Palm's operating system division has launched a test version of a software development kit (SDK) for Bluetooth, allowing developers to make a start on building applications that work with the wireless networking standard, the company said Monday.
Only last week, Palm's device-making division said it has chosen Bluetooth wireless chips from Broadcom for use in future Palm models.
Palm hasn't yet revealed when the first devices using the Bluetooth chip will hit the market, but the company now has both hardware and software kits available for developers to use, said Michael Mace, Palm's chief competitive officer.
Bluetooth technology would let Palm users connect wirelessly to other Bluetooth-enabled devices, including cell phones, printers and other Palm computers, Mace said. Connecting to a cell phone would allow users to send and receive e-mail wirelessly using the phone as a modem.
The SDK beta, which is available free to registered Palm developers, includes Bluetooth configuration tools, documentation, sample code and Palm's Bluetooth API (application program interface), Mace said.
Palm also announced worldwide availability of its SDIO (secure digital input/output) hardware development kit, which includes two Palm SDIO Bluetooth cards, a serial cradle and the beta software development kit. The SDIO kit is available from Palm for US$199.
The SDIO Bluetooth cards fit into the SD expansion slot on Palm's m125, m500 and m505 models.
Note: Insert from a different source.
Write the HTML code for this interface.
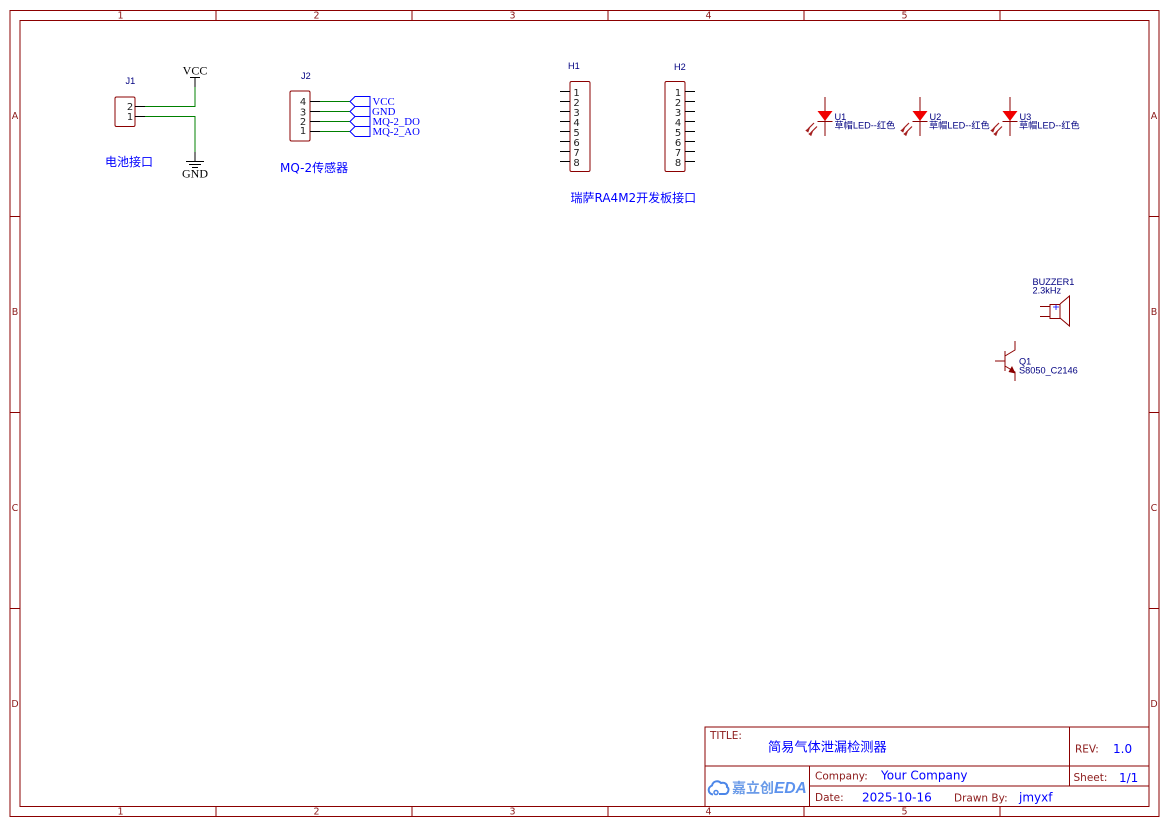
<!DOCTYPE html>
<html><head><meta charset="utf-8"><style>
html,body{margin:0;padding:0;background:#fff}
svg{display:block}
text{font-family:"DejaVu Sans","Noto Sans CJK SC",sans-serif}
.m{fill:#8b1a1a;font-size:9.5px;text-anchor:middle}
.pn{fill:#222;font-size:10px;text-anchor:middle}
.ref{fill:#000080;font-size:9.2px;font-family:"Liberation Sans","Noto Sans CJK SC",sans-serif}
.ann{fill:#0000ff;font-size:12px}
.net{fill:#0000ff;font-size:10.8px;font-family:"Liberation Serif",serif}
.pw{fill:#000;font-size:12px;font-family:"Liberation Serif",serif;text-anchor:middle}
.lab{fill:#8b1a1a;font-size:10.5px}
.val{fill:#0000ff;font-size:12px}
</style></head><body>
<svg width="1169" height="827" viewBox="0 0 1169 827" xmlns="http://www.w3.org/2000/svg">
<rect width="1169" height="827" fill="#fff"/>
<g fill="none" stroke="#8b0000" stroke-width="1">
<rect x="10" y="10.5" width="1149" height="806"/>
<rect x="20" y="20.5" width="1129" height="786"/>
<path d="M216 10.5V20.5M412 10.5V20.5M608 10.5V20.5M804 10.5V20.5M1000 10.5V20.5M216 806.5V816.5M412 806.5V816.5M608 806.5V816.5M804 806.5V816.5M1000 806.5V816.5M10 216.5H20M10 412.5H20M10 608.5H20M1149 216.5H1159M1149 412.5H1159M1149 608.5H1159"/>
</g>
<g class="m">
<text class="m" x="120.500" y="18.500">1</text><text class="m" x="316.500" y="18.500">2</text><text class="m" x="512.500" y="18.500">3</text><text class="m" x="708.500" y="18.500">4</text><text class="m" x="904.500" y="18.500">5</text>
<text class="m" x="120.500" y="814.500">1</text><text class="m" x="316.500" y="814.500">2</text><text class="m" x="512.500" y="814.500">3</text><text class="m" x="708.500" y="814.500">4</text><text class="m" x="904.500" y="814.500">5</text>
<text class="m" x="15" y="119">A</text><text class="m" x="15" y="315">B</text><text class="m" x="15" y="511">C</text><text class="m" x="15" y="707">D</text>
<text class="m" x="1154" y="119">A</text><text class="m" x="1154" y="315">B</text><text class="m" x="1154" y="511">C</text><text class="m" x="1154" y="707">D</text>
</g>

<!-- J1 -->
<rect x="115" y="97" width="20" height="29.500" rx="1.500" fill="none" stroke="#8b0000"/>
<path d="M135 106.500H145M135 116.500H145M195 77V87M195 152V161M190 77.500H200M186 161.500H204M189 164.500H201M192 167.500H198" stroke="#000" stroke-width="1" fill="none"/>
<path d="M145 106.500H195V87M145 116.500H195V152" stroke="#008000" stroke-width="1" fill="none"/>
<text class="pn" x="130" y="110">2</text><text class="pn" x="130" y="120">1</text>
<text class="ref" x="125.500" y="84">J1</text>
<text class="pw" x="195" y="74.500">VCC</text><text class="pw" x="195" y="177.500">GND</text>
<text class="ann" x="105" y="166">电池接口</text>

<!-- J2 -->
<rect x="290" y="91" width="20" height="50" rx="1.500" fill="none" stroke="#8b0000"/>
<path d="M310 101.500H320M310 111.500H320M310 121.500H320M310 131.500H320" stroke="#000" fill="none"/>
<path d="M320 101.500H350M320 111.500H350M320 121.500H350M320 131.500H350" stroke="#008000" fill="none"/>
<path d="M350 101.500L355 96.500H370V106.500H355ZM350 111.500L355 106.500H370V116.500H355ZM350 121.500L355 116.500H370V126.500H355ZM350 131.500L355 126.500H370V136.500H355Z" stroke="#0000ff" fill="none"/>
<text class="pn" x="303" y="105">4</text><text class="pn" x="303" y="115.500">3</text><text class="pn" x="303" y="125">2</text><text class="pn" x="303" y="134">1</text>
<text class="ref" x="301" y="79">J2</text>
<text class="net" x="372.500" y="105">VCC</text><text class="net" x="372" y="115">GND</text><text class="net" x="372.500" y="125">MQ-2_DO</text><text class="net" x="372.500" y="135">MQ-2_AO</text>
<text class="ann" x="280" y="172">MQ-2传感器</text>

<!-- H1 H2 -->
<rect x="570" y="81.500" width="20" height="90" rx="1.500" fill="none" stroke="#8b0000"/>
<rect x="665" y="81.500" width="20" height="90" rx="1.500" fill="none" stroke="#8b0000"/>
<path d="M560 91.500H570M560 101.500H570M560 111.500H570M560 121.500H570M560 131.500H570M560 141.500H570M560 151.500H570M560 161.500H570M685 91.500H695M685 101.500H695M685 111.500H695M685 121.500H695M685 131.500H695M685 141.500H695M685 151.500H695M685 161.500H695" stroke="#000" fill="none"/>
<g class="pn">
<text class="pn" x="576.500" y="96">1</text><text class="pn" x="576.500" y="106">2</text><text class="pn" x="576.500" y="116">3</text><text class="pn" x="576.500" y="126">4</text><text class="pn" x="576.500" y="136">5</text><text class="pn" x="576.500" y="146">6</text><text class="pn" x="576.500" y="156">7</text><text class="pn" x="576.500" y="166">8</text>
<text class="pn" x="678" y="96">1</text><text class="pn" x="678" y="106">2</text><text class="pn" x="678" y="116">3</text><text class="pn" x="678" y="126">4</text><text class="pn" x="678" y="136">5</text><text class="pn" x="678" y="146">6</text><text class="pn" x="678" y="156">7</text><text class="pn" x="678" y="166">8</text>
</g>
<text class="ref" x="568" y="69">H1</text><text class="ref" x="674" y="70">H2</text>
<text class="ann" x="570.500" y="202">瑞萨RA4M2开发板接口</text>

<!-- LEDs -->
<defs><g id="led">
<path d="M0 -24V15" stroke="#8b0000" fill="none"/>
<path d="M-7.500 -10H7.500L0 0Z" fill="#f00000"/>
<path d="M-7.500 0.500H7.500" stroke="#8b0000" fill="none"/>
<path d="M-11 2L-17 8M-8 5.500L-14 11.500" stroke="#a52020" stroke-width="1.200" fill="none"/>
<path d="M-19 9.500L-15.500 7L-17 11ZM-16 13L-12.500 10.500L-14 14.500Z" fill="#a52020" stroke="#a52020" stroke-width=".8"/>
</g></defs>
<use href="#led" x="825" y="121"/>
<use href="#led" x="920" y="121"/>
<use href="#led" x="1010" y="121"/>
<g class="ref">
<text class="ref" x="834.500" y="120">U1</text><text class="ref" x="929.500" y="120">U2</text><text class="ref" x="1019.500" y="120">U3</text>
<text class="ref" x="834.500" y="128.500">草帽LED--红色</text><text class="ref" x="929" y="128.500">草帽LED--红色</text><text class="ref" x="1019" y="128.500">草帽LED--红色</text>
</g>

<!-- Buzzer -->
<text class="ref" x="1032.500" y="285">BUZZER1</text><text class="ref" x="1032.500" y="293.500">2.3kHz</text>
<path d="M1040 306.500H1050M1040 316.500H1050M1050 304.500H1060V318.500H1050Z" stroke="#8b0000" fill="none"/>
<path d="M1060 304L1069.500 296V326L1060 318" stroke="#8b0000" fill="none"/>
<path d="M1053 307H1059M1056 304.500V310" stroke="#0000ff" stroke-width=".8" fill="none"/>

<!-- Q1 -->
<path d="M995 361H1005M1005 351V371M1005 356L1015 350V341M1005 366L1015 372V381" stroke="#8b0000" fill="none"/>
<path d="M1015.500 373.500L1008.500 372L1012 366Z" fill="#8b0000"/>
<text class="ref" x="1019" y="364.500">Q1</text><text class="ref" x="1019" y="373.500">S8050_C2146</text>

<!-- Title block -->
<g fill="none" stroke="#8b0000">
<rect x="705" y="727" width="444" height="79.500"/>
<path d="M705 766H1149M810 786H1149M1069.500 727V786M809.500 766V806"/>
</g>
<text class="lab" x="710" y="739">TITLE:</text>
<text class="val" x="768" y="751.500" style="font-size:13.200px">简易气体泄漏检测器</text>
<text class="lab" x="1075" y="752.500">REV:</text><text class="val" x="1113" y="753">1.0</text>
<text class="lab" x="1073.500" y="781">Sheet:</text><text class="val" x="1119" y="782">1/1</text>
<text class="lab" x="815" y="779.500">Company:</text><text class="val" x="881" y="779.500">Your Company</text>
<text class="lab" x="815" y="801">Date:</text><text class="val" x="862" y="801.500">2025-10-16</text>
<text class="lab" x="954" y="801.500">Drawn By:</text><text class="val" x="1019" y="801.500">jmyxf</text>

<!-- logo -->
<path d="M713 794.500C708 794 707 787.500 712 785.500C713 781 718 780 721 783C725 782 727.500 784.500 727 787C730 788.500 728 794 725 794H719" fill="none" stroke="#4c86e8" stroke-width="2"/>
<circle cx="716" cy="792.500" r="2" fill="none" stroke="#4c86e8" stroke-width="1.500"/>
<text x="732" y="793" style="font-size:14px;font-weight:bold;fill:#6b9be8;font-family:'Noto Sans CJK SC',sans-serif">嘉立创</text>
<text x="774" y="793" style="font-size:15.500px;font-weight:bold;font-style:italic;fill:#5c92ee;font-family:'Liberation Sans',sans-serif">EDA</text>
</svg>
</body></html>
Other companies already offer hardware development kits (HDKs) for building Bluetooth "sleds," which slip onto a Palm to give it Bluetooth connectivity. Northstar Systems Inc. is taking pre-orders for its Palm Bluetooth HDK. The kit, for the Palm m125, m500 and m505 models, costs $199 and is scheduled to ship during the first week in February, the company said. Red-M Communications Ltd. already offers a Bluetooth developer's kit for the Palm Vx, priced at $199.